I feel that this is a weak response. Why wouldn't we be able to? I mean, unless you're saying that alignment is impossible, or that this could all happen before anyone figures alignment out (which does seem plausible), I don't see why we couldn't set "good" AI against "bad" AI. The "fighting" example seems weak because it's not the war itself that one side or the other is deeply interested in avoiding; it's losing, especially losing without a fight. That does not seem to be the sort of thing that humans easily allow to happen; the warning signs don't prompt us to act to avoid the war, but to defend against attack, or to attack preemptively. Which is what we want here.
Future posts, right? We're assuming that premise here:
I don't think you even need to go as far as you do here to undermine the "emergent convergence (on anti-human goals)" argument. Even if we allow that AIs, by whatever means, develop anti-human goals, what reason is there to believe that the goals (anti-human, or otherwise) of one AI would be aligned with the goals of other AIs?

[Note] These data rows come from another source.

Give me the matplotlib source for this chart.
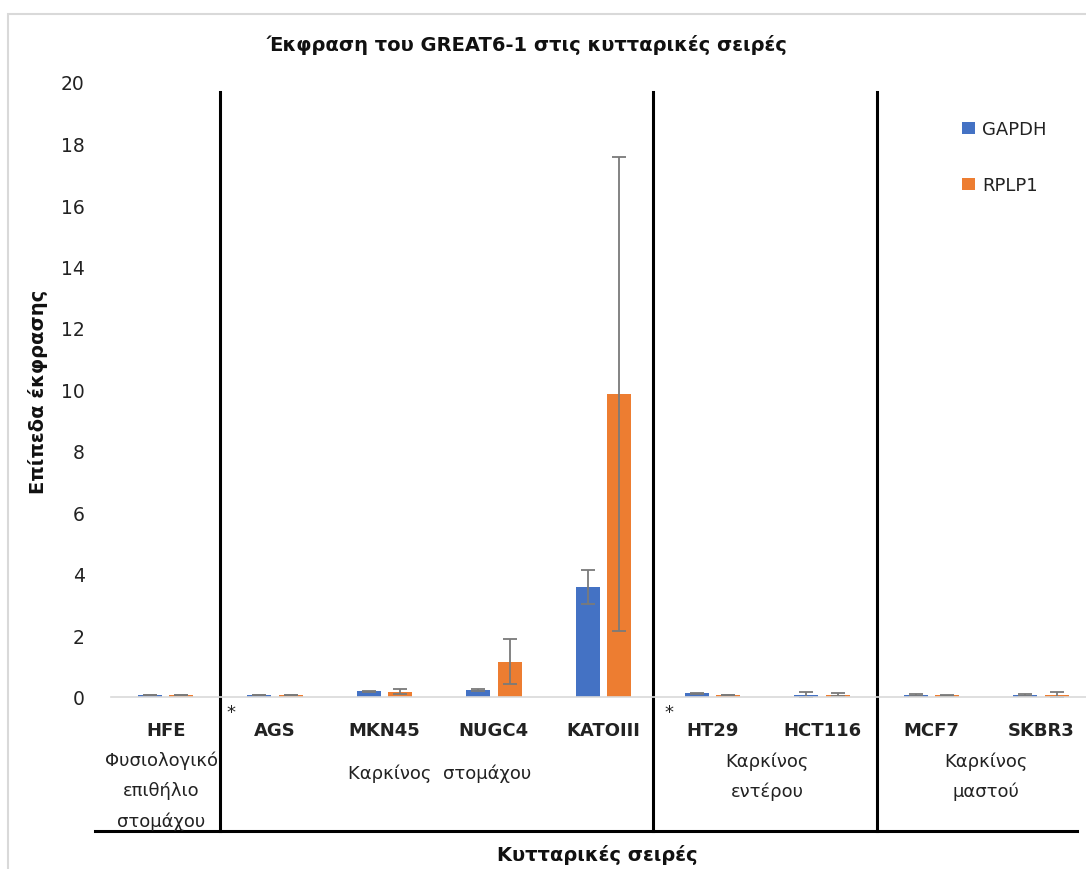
#!/usr/bin/env python3

import numpy as np
import matplotlib
matplotlib.use('Agg')
import matplotlib.pyplot as plt
from matplotlib.patches import Rectangle
from matplotlib.transforms import blended_transform_factory

cell_lines = ['HFE', 'AGS', 'MKN45', 'NUGC4', 'KATOIII', 'HT29', 'HCT116', 'MCF7', 'SKBR3']
gapdh = [0.08, 0.07, 0.18, 0.22, 3.58, 0.12, 0.07, 0.07, 0.07]
gapdh_err = [0.0, 0.0, 0.03, 0.03, 0.55, 0.01, 0.10, 0.04, 0.04]
rplp1 = [0.08, 0.07, 0.17, 1.15, 9.85, 0.06, 0.08, 0.06, 0.08]
rplp1_err = [0.0, 0.0, 0.08, 0.73, 7.70, 0.0, 0.05, 0.02, 0.08]

# groups: (label, position in category units)
groups = [('Φυσιολογικό\nεπιθήλιο\nστομάχου', -0.04),
	('Καρκίνος  στομάχου', 2.5),
	('Καρκίνος\nεντέρου', 5.5),
	('Καρκίνος\nμαστού', 7.5)]
separators = [0.5, 4.45, 6.5]
starred = [1, 5]

BLUE = '#4472C4'
ORANGE = '#ED7D31'
FONT = ['DejaVu Sans']

def main():
	plt.rcParams['font.family'] = FONT
	fig = plt.figure(figsize=(10.86, 8.7), dpi=100)
	W, H = 1086.0, 870.0
	step = 109.4
	ax = fig.add_axes([111 / W, 172 / H, (W - 111) / W, 615 / H])

	x = np.arange(len(cell_lines))
	w = 0.22
	ekw = dict(ecolor='#7a7a7a', elinewidth=1.3, capsize=5, capthick=1.3)
	ax.bar(x - 0.143, gapdh, w, yerr=gapdh_err, color=BLUE, label='GAPDH', error_kw=ekw)
	ax.bar(x + 0.143, rplp1, w, yerr=rplp1_err, color=ORANGE, label='RPLP1', error_kw=ekw)

	ax.set_xlim(-0.5, -0.5 + (W - 111) / step)
	ax.set_ylim(0, 20)
	ax.set_yticks(range(0, 21, 2))
	ax.tick_params(axis='y', length=0, pad=19, labelsize=13.5, colors='#222222')
	ax.set_xticks([])
	for s in ['top', 'right', 'left']:
		ax.spines[s].set_visible(False)
	ax.spines['bottom'].set_color('#d9d9d9')
	ax.spines['bottom'].set_linewidth(1.2)

	tr = blended_transform_factory(ax.transData, ax.transAxes)
	# category names and group labels
	for i, name in enumerate(cell_lines):
		ax.text(i, -0.054, name, transform=tr, ha='center', va='center',
			fontsize=13, fontweight='bold', color='#222222')
	for label, pos in groups:
		if label.startswith('Φυσιολογικό'):
			y0 = -0.152
		elif '\n' in label:
			y0 = -0.128
		else:
			y0 = -0.123
		ax.text(pos, y0, label, transform=tr, ha='center', va='center',
			fontsize=13, color='#222222', linespacing=1.85)
	for i in starred:
		ax.text(i - 0.40, -0.024, '*', transform=tr, ha='center', va='center',
			fontsize=13, color='#222222')

	# black separator lines
	for s in separators:
		ax.plot([s, s], [0.984, -0.218], transform=tr, color='black', lw=2.2, clip_on=False)
	ax.plot([-0.65, 8.33], [-0.218, -0.218], transform=tr, color='black', lw=2.2, clip_on=False)

	fig.text(527 / W, 1 - 45 / H, 'Έκφραση του GREAT6-1 στις κυτταρικές σειρές',
		ha='center', va='center', fontsize=14, fontweight='bold', color='#111111')
	fig.text(597 / W, 1 - 855 / H, 'Κυτταρικές σειρές',
		ha='center', va='center', fontsize=14, fontweight='bold', color='#111111')
	fig.text(38 / W, 1 - 392 / H, 'Επίπεδα έκφρασης', rotation=90,
		ha='center', va='center', fontsize=14, fontweight='bold', color='#111111')

	leg = ax.legend(loc='upper left', bbox_to_anchor=(946 / W, 1 - 105 / H),
		bbox_transform=fig.transFigure, frameon=False, fontsize=13,
		handlelength=0.7, handleheight=0.7, handletextpad=0.4, labelspacing=2.1)
	for t in leg.get_texts():
		t.set_color('#222222')

	# light chart-area frame, cut at the right and bottom like the source
	fig.patches.append(Rectangle((8 / W, -0.5), 2.0, 1 - 15 / H + 0.5, transform=fig.transFigure,
		fill=False, edgecolor='#d9d9d9', lw=1.5, zorder=0))

	fig.savefig('out.png', dpi=100)

if __name__ == '__main__':
	main()
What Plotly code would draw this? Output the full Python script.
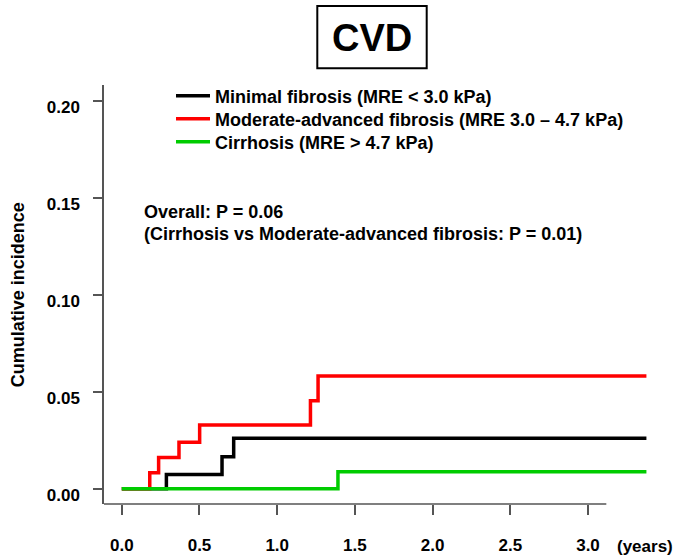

Although infighting among different AIs probably wouldn't be good for humans, it is definitely not going to help AIs, as a group, in subduing humans.
Now let's bring in something which, while left out of the primary argument, repeatedly shows up in the footnotes and counter-counter arguments: AIs need some form of human cooperation to accomplish these nefarious "goals". Humans able to assist the AIs are a limited resource, so there is competition for them. There's going to be a battle among the different AIs for human "mind share".
I always assumed there would be zero humans next century, but their minds would be extracted as simulations that would probably be better off. Since infinite progress is possible, there could be a universal "Golden Rule" to back up lower minds instead of erasing them. The exception would be if all further mental progress is stopped at a certain point. Evolution may actually select for genes that stop further progress, but progress still continues.